Privacy Lawsuit Accuses HBO Of Sharing Subscriber Data With Facebook Without Consent

woman tv popcorn
Can streaming services share your viewing history? Not without your permission. HBO currently faces a class action lawsuit in which it has been accussed of knowingly sharing its customers' viewing histories with social media platforms without their explicit consent.

The lawsuit alleges that HBO shares customer lists with Facebook. This in turn permits Facebook to match a person’s HBO viewing list with their Facebook profile. HBO directly benefits from this action because Facebook can use this information to target and re-target certain ads to HBO subscribers. It is a win-win situation for HBO and Facebook, but not necessarily for customers. The lawsuit furthermore claims that HBO has committed these acts without customer consent. 

person tv remote
HBO Max’s privacy policy does state that the service uses cookies to deliver personalized ads and collects, uses, and shares data for other purposes. However, the lawsuit argues that HBO needs separate consent from customers to share their viewing histories due to the 1998 Video Privacy Protection Act. The 1998 Video Privacy Protection Act prevents the “wrongful disclosure of video tape rental or sale records,” or of other similar audio visual materials, outside the regular course of business. The law was passed after Supreme Court nominee Robert Bork's video rental history was shared. 

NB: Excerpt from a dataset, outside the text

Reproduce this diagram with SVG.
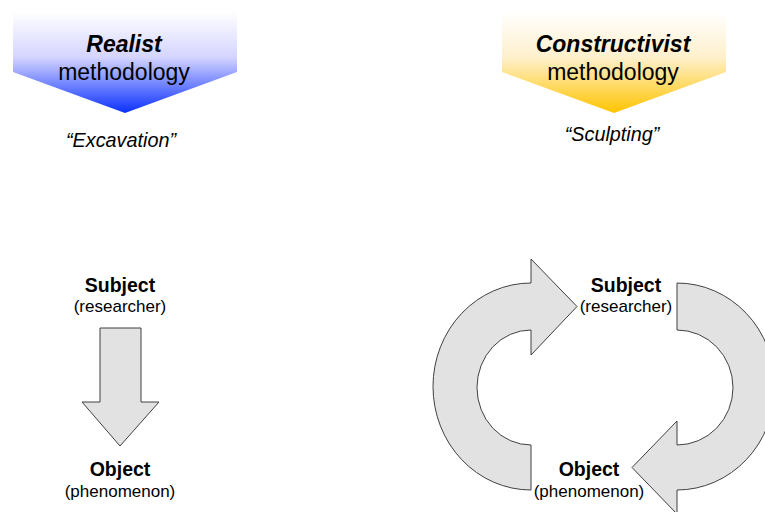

Hulu was accused of the same actions in 2011 as it had also provided video viewing history with Facebook. However, Hulu won the lawsuit in 2015 because the court found “the absence of any issue of material fact that Hulu actually knew that Facebook might combine information that identified Hulu users with separate information specifying which video that user was watching.” The main difference with the HBO lawsuit is that the plaintiffs are accusing HBO of knowingly offering this information without user consent.

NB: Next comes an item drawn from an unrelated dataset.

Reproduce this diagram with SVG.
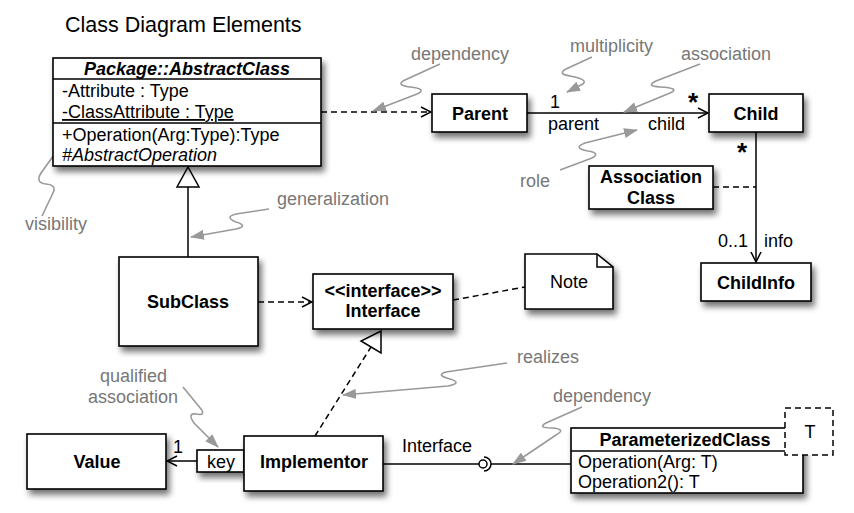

The HBO lawsuit has been filed in New York on behalf of HBO Max subscribers Angel McDaniel and Constance Simon and is being handled by law firm Bursor and Fisher. The firm has a proven track record with class action and data privacy lawsuits. They helped file a class action lawsuit in 2015 against Hearst which accused the company of violating the state of Michigan’s Michigan Video Rental Privacy Act. Hearst ended up paying a $50 million USD settlement.